- The Washington Times - Wednesday, September 3, 2003

So many Spanish mackerel are in the Chesapeake Bay that now and then they will outnumber the striped bass and bluefish. Our friend Ken Lamb of Lexington Park’s Tackle Box says you can see the “Spanish,” as saltwater anglers refer to them, thrash and break on the water’s surface from Maryland’s Point No Point clear down to Virginia’s Smith Point and even in the mouth of the Rappahannock River. They’re normally caught trolling small silver or gold spoons with light inline weights some 20 feet up from the lure, but chummers report getting their share.

The catching of rockfish seems to present few problems, but finding one or two that will meet the minimum required 18 inches is another story. Lots of juvenile rockfish are hooked on spinning tackle with rattle baits or small bucktails the favored lures. Some days you could catch and release a bunch of little stripers from as far up as the Potomac River’s Route 301 bridge down to Point Lookout or north of there at the Patuxent River’s Cove Point and the Cedar Point Hollow. We do hear of a few whoppers from the Cedar Point area of the Patuxent River. The lower Patuxent, by the way, is still filled with fat Norfolk spot.

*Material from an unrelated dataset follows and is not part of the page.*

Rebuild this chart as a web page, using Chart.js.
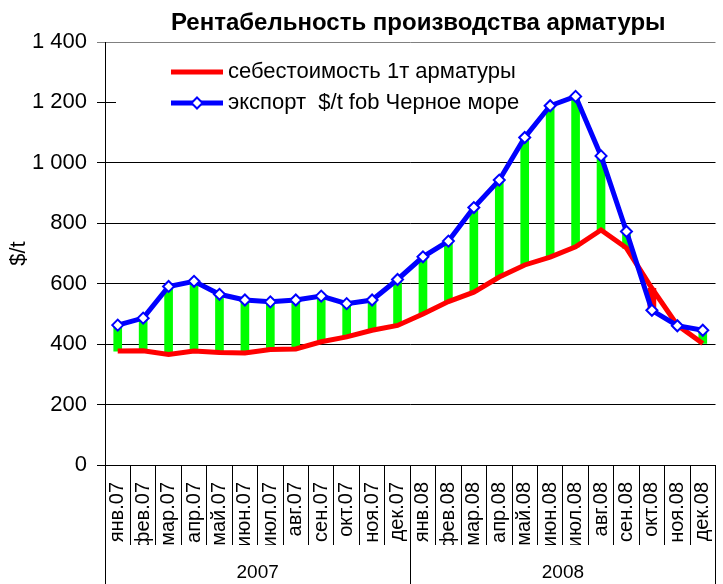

The mountain rivers where waders and boat drifters look for smallmouth bass might be an iffy proposition this weekend. We’re hedging a bit because strong thunder showers and sometimes torrential downpours visited the upper Potomac, Rappahannock, Shenandoah and James rivers in some sectors, while other parts of these rocky waterways never got a drop. The weekend could be a washout for some.

However, in the upper tidal waters of the Potomac, between the District and western Charles County, the fishing is fine for largemouth bass, smallish white perch and dawn-hour rockfish. I wish I could say the same for the upper tidal Patuxent or Rappahannock rivers, but the bass catches there haven’t been much to get excited about.